Petite pianist brings heavy sound to 'muscle concerto'

By Roger McBain (Contact)
Thursday, April 26, 2007

Jung Lin is a petite pianist whose waist barely reaches the top of the gleaming concert grand she leans against in a publicity picture.

Make no mistake, however, she can play like a heavyweight, says Glenn Roberts.

Roberts is executive director for the Evansville Philharmonic, the orchestra with whom Lin will play Sergei Rachmaninoff's Piano Concerto No. 3 in The Victory Saturday.

Roberts didn't know what to expect when he first saw her, several years ago, as she prepared to play Peter Ilich Tchaikovsky's Piano Concerto No. 1 with the Northeastern Pennsylvania Philharmonic.

"When I first saw her diminutive size, you just have to wonder," recalls Roberts. "The Tchaikovsky First Piano Concerto has probably one of the most famous openings of all piano concertos, with huge chords in all of the registers of the piano."

All doubts exploded when she attacked the piece, however. Using her back, shoulders and arms, "she was able to leverage all the power out of that instrument," says Roberts.

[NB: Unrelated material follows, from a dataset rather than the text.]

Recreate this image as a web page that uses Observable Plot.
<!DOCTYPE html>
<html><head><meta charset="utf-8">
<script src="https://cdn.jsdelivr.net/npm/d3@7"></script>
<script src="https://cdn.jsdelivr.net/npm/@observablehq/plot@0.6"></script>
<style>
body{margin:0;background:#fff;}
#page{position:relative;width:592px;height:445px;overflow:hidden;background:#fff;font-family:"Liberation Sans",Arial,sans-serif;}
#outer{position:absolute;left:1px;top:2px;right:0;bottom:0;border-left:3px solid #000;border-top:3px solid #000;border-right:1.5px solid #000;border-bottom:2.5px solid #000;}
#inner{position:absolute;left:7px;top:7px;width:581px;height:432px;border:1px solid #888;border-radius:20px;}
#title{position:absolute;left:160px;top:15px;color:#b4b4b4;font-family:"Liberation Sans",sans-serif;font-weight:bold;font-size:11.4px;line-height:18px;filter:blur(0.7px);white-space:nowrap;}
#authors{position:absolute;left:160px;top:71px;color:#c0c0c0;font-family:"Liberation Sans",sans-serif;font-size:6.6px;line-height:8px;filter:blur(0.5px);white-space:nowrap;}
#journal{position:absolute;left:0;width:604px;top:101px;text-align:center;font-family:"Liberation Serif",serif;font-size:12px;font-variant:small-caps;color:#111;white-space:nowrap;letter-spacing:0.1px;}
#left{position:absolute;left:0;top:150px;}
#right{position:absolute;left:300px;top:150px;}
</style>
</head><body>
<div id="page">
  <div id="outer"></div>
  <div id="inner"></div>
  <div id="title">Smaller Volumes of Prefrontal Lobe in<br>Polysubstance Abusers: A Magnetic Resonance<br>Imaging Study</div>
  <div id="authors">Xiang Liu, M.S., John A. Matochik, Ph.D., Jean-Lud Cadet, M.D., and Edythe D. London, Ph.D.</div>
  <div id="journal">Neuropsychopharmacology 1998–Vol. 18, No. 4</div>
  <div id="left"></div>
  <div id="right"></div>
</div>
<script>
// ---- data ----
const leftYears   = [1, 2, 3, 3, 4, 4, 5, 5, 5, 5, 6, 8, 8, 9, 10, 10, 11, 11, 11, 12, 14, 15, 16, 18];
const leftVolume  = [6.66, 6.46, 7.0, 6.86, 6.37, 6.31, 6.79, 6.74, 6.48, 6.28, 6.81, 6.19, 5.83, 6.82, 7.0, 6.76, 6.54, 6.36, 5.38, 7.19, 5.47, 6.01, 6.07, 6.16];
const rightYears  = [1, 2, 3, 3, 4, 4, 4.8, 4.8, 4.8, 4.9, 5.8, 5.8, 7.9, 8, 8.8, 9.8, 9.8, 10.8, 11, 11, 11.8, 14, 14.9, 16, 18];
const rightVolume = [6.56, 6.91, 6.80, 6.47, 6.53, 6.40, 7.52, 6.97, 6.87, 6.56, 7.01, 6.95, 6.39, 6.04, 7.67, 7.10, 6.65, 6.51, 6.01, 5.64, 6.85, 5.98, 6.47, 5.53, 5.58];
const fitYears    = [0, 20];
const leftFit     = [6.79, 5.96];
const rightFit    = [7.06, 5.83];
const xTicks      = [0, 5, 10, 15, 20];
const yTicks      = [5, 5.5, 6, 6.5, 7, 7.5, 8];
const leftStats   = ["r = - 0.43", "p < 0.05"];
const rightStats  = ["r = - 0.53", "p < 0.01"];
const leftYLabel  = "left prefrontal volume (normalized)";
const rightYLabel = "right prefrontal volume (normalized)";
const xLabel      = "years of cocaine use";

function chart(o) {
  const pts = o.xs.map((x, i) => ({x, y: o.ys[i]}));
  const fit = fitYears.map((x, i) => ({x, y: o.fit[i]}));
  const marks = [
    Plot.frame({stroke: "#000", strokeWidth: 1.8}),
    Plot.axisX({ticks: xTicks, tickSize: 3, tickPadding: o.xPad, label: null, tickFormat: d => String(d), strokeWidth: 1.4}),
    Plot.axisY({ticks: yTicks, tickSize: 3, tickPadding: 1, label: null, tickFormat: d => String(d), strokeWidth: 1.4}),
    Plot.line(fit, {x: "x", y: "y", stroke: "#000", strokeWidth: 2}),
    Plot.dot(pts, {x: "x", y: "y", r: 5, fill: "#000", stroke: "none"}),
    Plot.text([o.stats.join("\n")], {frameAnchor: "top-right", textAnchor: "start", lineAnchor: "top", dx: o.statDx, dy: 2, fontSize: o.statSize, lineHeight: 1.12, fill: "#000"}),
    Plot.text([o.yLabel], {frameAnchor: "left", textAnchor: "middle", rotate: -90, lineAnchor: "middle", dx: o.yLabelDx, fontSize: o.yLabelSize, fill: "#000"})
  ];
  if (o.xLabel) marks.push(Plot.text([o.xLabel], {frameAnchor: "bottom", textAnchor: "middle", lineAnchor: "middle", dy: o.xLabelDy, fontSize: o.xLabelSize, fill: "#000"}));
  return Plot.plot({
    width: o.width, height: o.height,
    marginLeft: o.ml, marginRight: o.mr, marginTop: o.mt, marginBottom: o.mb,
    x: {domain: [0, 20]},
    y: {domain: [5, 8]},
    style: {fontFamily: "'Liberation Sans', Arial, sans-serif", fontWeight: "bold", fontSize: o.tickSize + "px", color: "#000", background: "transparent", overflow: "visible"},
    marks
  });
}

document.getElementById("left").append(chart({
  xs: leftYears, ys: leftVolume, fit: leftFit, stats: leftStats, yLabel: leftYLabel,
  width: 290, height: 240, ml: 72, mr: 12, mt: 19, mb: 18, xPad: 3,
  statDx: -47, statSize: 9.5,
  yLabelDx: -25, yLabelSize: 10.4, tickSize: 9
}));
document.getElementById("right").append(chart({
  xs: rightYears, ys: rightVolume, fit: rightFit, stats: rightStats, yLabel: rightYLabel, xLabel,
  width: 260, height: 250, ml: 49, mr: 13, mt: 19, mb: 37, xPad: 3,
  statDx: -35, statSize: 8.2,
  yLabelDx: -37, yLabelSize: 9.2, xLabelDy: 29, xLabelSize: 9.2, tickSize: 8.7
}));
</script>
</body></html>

"She came in, and she just dazzled everybody."

She'll need all her leverage for the Rachmaninoff Concerto No. 3, says Alfred Savia, the orchestra's music director. "The Rach 3 you sort of think of as a muscle concerto," says the conductor.

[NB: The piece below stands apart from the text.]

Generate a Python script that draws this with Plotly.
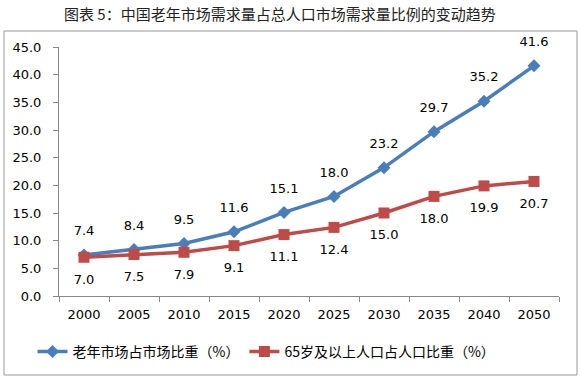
import plotly.graph_objects as go

years = ["2000", "2005", "2010", "2015", "2020", "2025", "2030", "2035", "2040", "2050"]
elder_market = [7.4, 8.4, 9.5, 11.6, 15.1, 18.0, 23.2, 29.7, 35.2, 41.6]
pop65 = [7.0, 7.5, 7.9, 9.1, 11.1, 12.4, 15.0, 18.0, 19.9, 20.7]
y_ticks = [0, 5, 10, 15, 20, 25, 30, 35, 40, 45]

BLUE = "#4A7EBB"
RED = "#BE4B48"
NUM_FONT = "DejaVu Sans, Verdana, sans-serif"
CJK_FONT = "Noto Sans CJK SC, sans-serif"

fig = go.Figure()
fig.add_trace(go.Scatter(
    x=years, y=elder_market, mode="lines+markers",
    name="老年市场占市场比重（%）",
    line=dict(color=BLUE, width=3.5),
    marker=dict(symbol="diamond", size=10, color=BLUE),
))
fig.add_trace(go.Scatter(
    x=years, y=pop65, mode="lines+markers",
    name="65岁及以上人口占人口比重（%）",
    line=dict(color=RED, width=3.5),
    marker=dict(symbol="square", size=11, color=RED),
))
# data labels (transparent markers give the label offset)
fig.add_trace(go.Scatter(
    x=years, y=elder_market, mode="markers+text", showlegend=False, hoverinfo="skip",
    marker=dict(size=25, color="rgba(0,0,0,0)"),
    text=[f"{v:.1f}" for v in elder_market], textposition="top center",
    textfont=dict(family=NUM_FONT, size=13, color="#000000"), cliponaxis=False,
))
fig.add_trace(go.Scatter(
    x=years, y=pop65, mode="markers+text", showlegend=False, hoverinfo="skip",
    marker=dict(size=25, color="rgba(0,0,0,0)"),
    text=[f"{v:.1f}" for v in pop65], textposition="bottom center",
    textfont=dict(family=NUM_FONT, size=13, color="#000000"), cliponaxis=False,
))

fig.update_layout(
    width=580, height=381,
    margin=dict(l=59, r=21, t=47, b=85),
    paper_bgcolor="white", plot_bgcolor="white",
    showlegend=True,
    legend=dict(orientation="h", x=0.415, xanchor="center", y=-0.16, yanchor="top",
                font=dict(family=CJK_FONT, size=14, color="#000000"),
                itemwidth=30, tracegroupgap=0),
    xaxis=dict(type="category", tickson="boundaries", ticks="outside", ticklen=5,
               tickcolor="#888888", showline=True, linecolor="#888888", linewidth=1,
               showgrid=False, tickfont=dict(family=NUM_FONT, size=13, color="#000000"),
               range=[-0.5, 9.5], ticklabelstandoff=6),
    yaxis=dict(range=[0, 45], tickvals=y_ticks, ticktext=[f"{v:.1f}" for v in y_ticks],
               ticks="outside", ticklen=5, tickcolor="#888888", showline=True,
               linecolor="#888888", linewidth=1, showgrid=False, zeroline=False,
               tickfont=dict(family=NUM_FONT, size=13, color="#000000"),
               ticklabelstandoff=9),
    shapes=[dict(type="rect", xref="paper", yref="paper",
                 x0=(4 - 59) / 500, x1=(577 - 59) / 500,
                 y0=(296 - 375) / 249, y1=(296 - 31) / 249,
                 line=dict(color="#999999", width=1), fillcolor="rgba(0,0,0,0)", layer="below")],
    annotations=[dict(text="图表 5：中国老年市场需求量占总人口市场需求量比例的变动趋势",
                      xref="paper", yref="paper", x=(280 - 59) / 500, y=(296 - 13) / 249,
                      xanchor="center", yanchor="middle", showarrow=False,
                      font=dict(family=CJK_FONT, size=15, color="#222222"))],
)

fig.write_html("out.html", config={"displayModeBar": False},
               post_script="document.body.style.margin='0';")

"It's a big muscular concerto traditionally. You need a very big sound, playing with a big orchestra and a lot of very big chords."

Savia already heard about Lin from his own manager, Tom Parker, before Roberts ever suggested her for the concerto. Since then he's heard from another conductor in New Mexico who's booked her for next season, says Savia.

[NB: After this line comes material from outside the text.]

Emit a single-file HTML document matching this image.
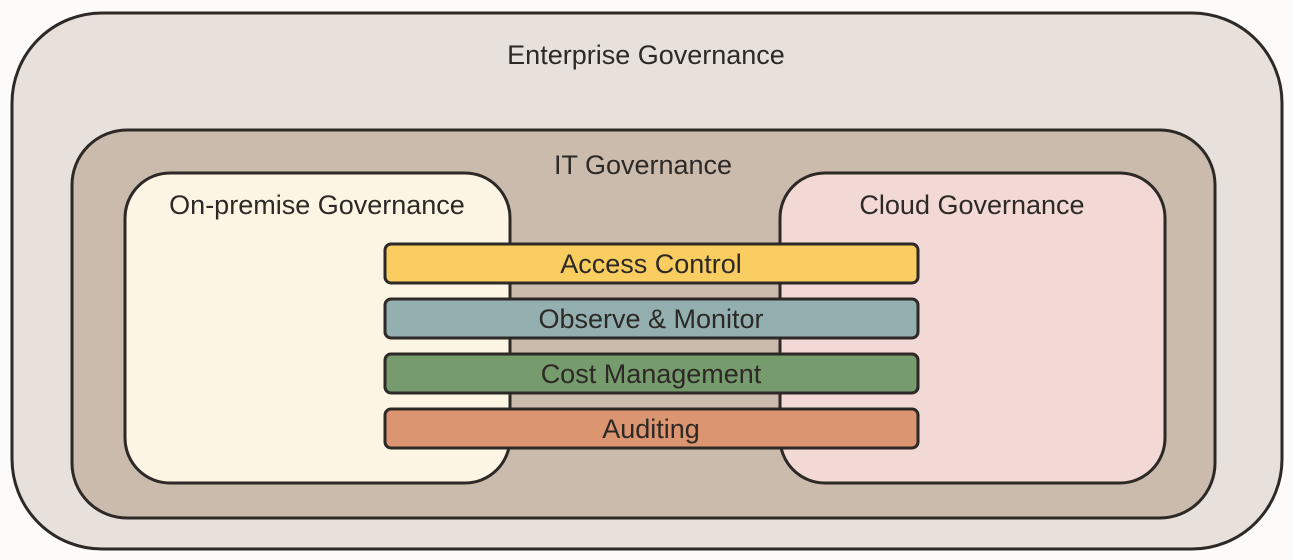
<!DOCTYPE html>
<html><head><meta charset="utf-8"><style>
html,body{margin:0;padding:0;background:#fcfbfa;}
svg{display:block}
text{font-family:"Liberation Sans",sans-serif;fill:#2d2926;font-size:27px;text-anchor:middle}
</style></head><body>
<svg width="1293" height="560" viewBox="0 0 1293 560">
<rect x="12" y="13" width="1270" height="536" rx="90" fill="#e7e0db" stroke="#2d2926" stroke-width="3"/>
<text x="646" y="64">Enterprise Governance</text>
<rect x="72" y="130" width="1143" height="388" rx="55" fill="#cbbbac" stroke="#2d2926" stroke-width="3"/>
<text x="643" y="174">IT Governance</text>
<rect x="125" y="173" width="385" height="310" rx="45" fill="#fcf5e3" stroke="#2d2926" stroke-width="3"/>
<text x="317" y="214">On-premise Governance</text>
<rect x="780" y="173" width="385" height="310" rx="45" fill="#f3d9d5" stroke="#2d2926" stroke-width="3"/>
<text x="972" y="214">Cloud Governance</text>
<rect x="385" y="244" width="533" height="39" rx="6" fill="#f9cd60" stroke="#2d2926" stroke-width="3"/>
<text x="651" y="273">Access Control</text>
<rect x="385" y="299" width="533" height="39" rx="6" fill="#94afb0" stroke="#2d2926" stroke-width="3"/>
<text x="651" y="328">Observe &amp; Monitor</text>
<rect x="385" y="354" width="533" height="39" rx="6" fill="#769b6d" stroke="#2d2926" stroke-width="3"/>
<text x="651" y="383">Cost Management</text>
<rect x="385" y="409" width="533" height="39" rx="6" fill="#dc9571" stroke="#2d2926" stroke-width="3"/>
<text x="651" y="438">Auditing</text>
</svg>
</body></html>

"Everybody's just raving about her."

They have been most of her life. At 12 Lin was conducting her own orchestral works in her native Taiwan, winning competitions and being featured on national news. She moved to the United States, graduating with honors from New York's Juilliard School, where her symphonic poem, "The Black Wedding," premiered. Her "Sonatine" premiered in Carnegie Hall's Weill Recital Hall.

She has performed in recital and with orchestras in Asia, Europe and North America, earning glowing reviews along the way.

Saturday's all-Russian concert will include the overture from Mikhail Glinka's "Rulan and Ludmilla," Tchaikovsky's "Swan Lake" Suite and Igor Stravinsky's "Firebird" Suite.